**GIVEN DATA**
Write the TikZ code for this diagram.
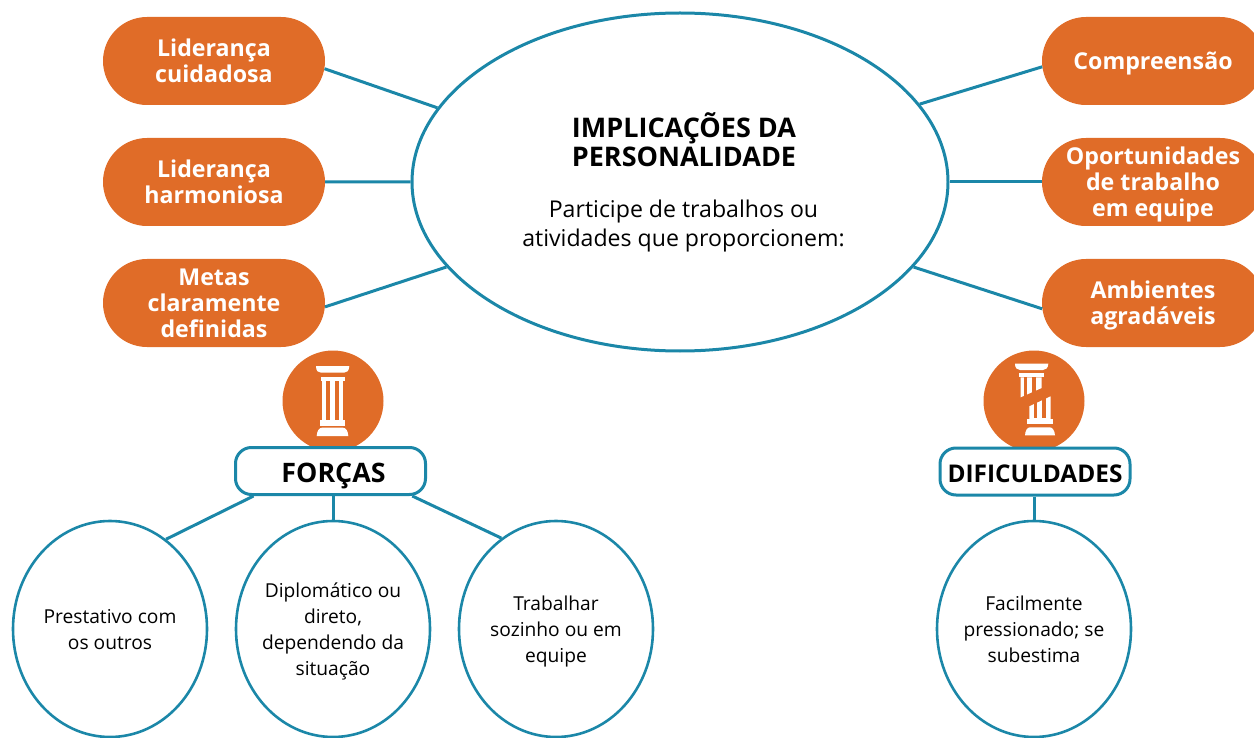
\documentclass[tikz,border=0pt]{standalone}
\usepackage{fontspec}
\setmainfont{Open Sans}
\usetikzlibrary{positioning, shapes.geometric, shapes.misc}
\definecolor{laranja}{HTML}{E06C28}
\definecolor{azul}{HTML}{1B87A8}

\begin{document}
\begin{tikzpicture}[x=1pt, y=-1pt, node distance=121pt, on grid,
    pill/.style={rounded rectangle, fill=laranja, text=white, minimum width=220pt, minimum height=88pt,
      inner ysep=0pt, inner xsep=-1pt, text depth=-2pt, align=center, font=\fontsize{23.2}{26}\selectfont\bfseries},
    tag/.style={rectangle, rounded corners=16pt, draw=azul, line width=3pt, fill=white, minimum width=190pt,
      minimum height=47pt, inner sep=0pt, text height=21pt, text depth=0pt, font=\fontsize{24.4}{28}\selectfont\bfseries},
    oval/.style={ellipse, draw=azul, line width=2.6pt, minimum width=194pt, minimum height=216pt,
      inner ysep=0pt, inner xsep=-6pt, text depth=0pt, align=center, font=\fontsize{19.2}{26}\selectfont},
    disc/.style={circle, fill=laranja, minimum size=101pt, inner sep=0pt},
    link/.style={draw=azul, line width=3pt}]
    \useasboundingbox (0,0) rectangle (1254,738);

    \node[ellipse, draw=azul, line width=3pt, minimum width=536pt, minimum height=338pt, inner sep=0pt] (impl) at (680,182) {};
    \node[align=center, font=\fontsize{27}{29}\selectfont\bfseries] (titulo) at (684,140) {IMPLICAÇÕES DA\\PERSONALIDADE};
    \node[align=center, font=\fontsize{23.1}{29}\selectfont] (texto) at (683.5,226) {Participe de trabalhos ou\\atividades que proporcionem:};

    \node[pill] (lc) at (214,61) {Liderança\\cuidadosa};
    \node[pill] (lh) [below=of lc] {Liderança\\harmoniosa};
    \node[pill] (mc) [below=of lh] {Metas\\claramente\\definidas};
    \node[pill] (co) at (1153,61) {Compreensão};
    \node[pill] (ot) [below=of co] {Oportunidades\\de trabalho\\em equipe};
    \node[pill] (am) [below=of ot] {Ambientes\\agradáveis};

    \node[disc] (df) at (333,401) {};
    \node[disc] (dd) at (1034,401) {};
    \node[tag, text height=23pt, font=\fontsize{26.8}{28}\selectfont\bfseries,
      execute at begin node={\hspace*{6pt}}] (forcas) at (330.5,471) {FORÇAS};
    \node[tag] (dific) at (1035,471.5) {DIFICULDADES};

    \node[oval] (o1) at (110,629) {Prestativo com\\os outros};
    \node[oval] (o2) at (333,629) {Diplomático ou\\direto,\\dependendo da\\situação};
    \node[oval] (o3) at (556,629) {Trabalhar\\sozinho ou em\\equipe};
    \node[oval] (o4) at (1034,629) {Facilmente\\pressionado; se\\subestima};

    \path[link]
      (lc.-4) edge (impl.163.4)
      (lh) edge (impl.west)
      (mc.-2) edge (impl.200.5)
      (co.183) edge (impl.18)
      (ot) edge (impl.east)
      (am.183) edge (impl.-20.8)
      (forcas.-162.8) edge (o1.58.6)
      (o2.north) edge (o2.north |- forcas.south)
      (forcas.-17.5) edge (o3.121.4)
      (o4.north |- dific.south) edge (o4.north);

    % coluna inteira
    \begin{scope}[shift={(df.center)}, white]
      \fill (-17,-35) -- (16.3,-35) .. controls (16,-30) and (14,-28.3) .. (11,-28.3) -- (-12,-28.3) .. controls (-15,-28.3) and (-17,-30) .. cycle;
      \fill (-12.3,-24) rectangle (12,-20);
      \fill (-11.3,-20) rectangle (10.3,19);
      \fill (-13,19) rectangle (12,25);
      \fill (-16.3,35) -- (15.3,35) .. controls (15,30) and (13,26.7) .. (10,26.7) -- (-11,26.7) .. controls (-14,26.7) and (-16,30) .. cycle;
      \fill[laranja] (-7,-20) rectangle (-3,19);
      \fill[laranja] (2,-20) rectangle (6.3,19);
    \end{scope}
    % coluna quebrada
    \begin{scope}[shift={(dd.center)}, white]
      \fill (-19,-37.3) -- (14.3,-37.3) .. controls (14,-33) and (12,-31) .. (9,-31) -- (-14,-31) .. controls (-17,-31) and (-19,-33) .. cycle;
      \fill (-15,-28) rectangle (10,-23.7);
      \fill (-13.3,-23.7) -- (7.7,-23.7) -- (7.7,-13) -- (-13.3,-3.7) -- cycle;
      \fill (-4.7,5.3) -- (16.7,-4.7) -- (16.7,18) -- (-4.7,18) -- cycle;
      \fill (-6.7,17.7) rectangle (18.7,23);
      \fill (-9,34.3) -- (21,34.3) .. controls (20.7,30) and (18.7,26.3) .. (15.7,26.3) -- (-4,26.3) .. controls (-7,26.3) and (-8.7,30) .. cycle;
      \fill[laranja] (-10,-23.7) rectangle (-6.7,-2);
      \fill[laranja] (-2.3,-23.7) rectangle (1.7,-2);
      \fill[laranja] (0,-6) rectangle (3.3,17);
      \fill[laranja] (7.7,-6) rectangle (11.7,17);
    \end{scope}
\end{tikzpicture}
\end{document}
---
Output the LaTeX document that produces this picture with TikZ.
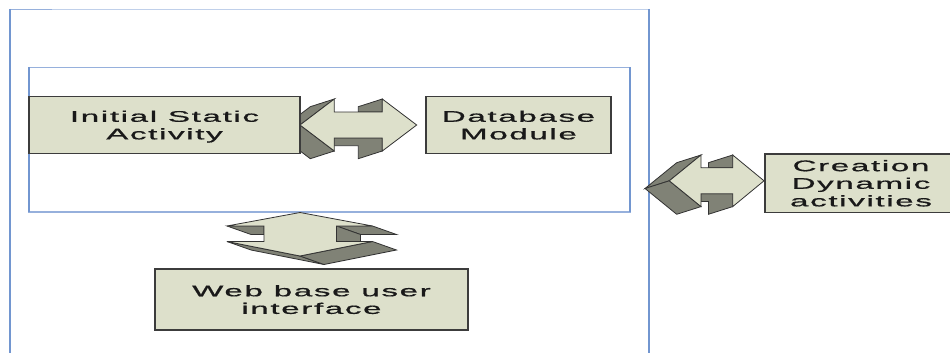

**WHAT IS ASKED**
Write out the lines running from the one that contains "Write the TikZ code for this diagram." through the one that contains "(texto) at (683.5,226)", ends included, and nothing else. Pictures stay out of the copy.

**EXERCISE SOLUTION**
Write the TikZ code for this diagram.
\documentclass[tikz,border=0pt]{standalone}
\usepackage{fontspec}
\setmainfont{Open Sans}
\usetikzlibrary{positioning, shapes.geometric, shapes.misc}
\definecolor{laranja}{HTML}{E06C28}
\definecolor{azul}{HTML}{1B87A8}

\begin{document}
\begin{tikzpicture}[x=1pt, y=-1pt, node distance=121pt, on grid,
    pill/.style={rounded rectangle, fill=laranja, text=white, minimum width=220pt, minimum height=88pt,
      inner ysep=0pt, inner xsep=-1pt, text depth=-2pt, align=center, font=\fontsize{23.2}{26}\selectfont\bfseries},
    tag/.style={rectangle, rounded corners=16pt, draw=azul, line width=3pt, fill=white, minimum width=190pt,
      minimum height=47pt, inner sep=0pt, text height=21pt, text depth=0pt, font=\fontsize{24.4}{28}\selectfont\bfseries},
    oval/.style={ellipse, draw=azul, line width=2.6pt, minimum width=194pt, minimum height=216pt,
      inner ysep=0pt, inner xsep=-6pt, text depth=0pt, align=center, font=\fontsize{19.2}{26}\selectfont},
    disc/.style={circle, fill=laranja, minimum size=101pt, inner sep=0pt},
    link/.style={draw=azul, line width=3pt}]
    \useasboundingbox (0,0) rectangle (1254,738);

    \node[ellipse, draw=azul, line width=3pt, minimum width=536pt, minimum height=338pt, inner sep=0pt] (impl) at (680,182) {};
    \node[align=center, font=\fontsize{27}{29}\selectfont\bfseries] (titulo) at (684,140) {IMPLICAÇÕES DA\\PERSONALIDADE};
    \node[align=center, font=\fontsize{23.1}{29}\selectfont] (texto) at (683.5,226) {Participe de trabalhos ou\\atividades que proporcionem:};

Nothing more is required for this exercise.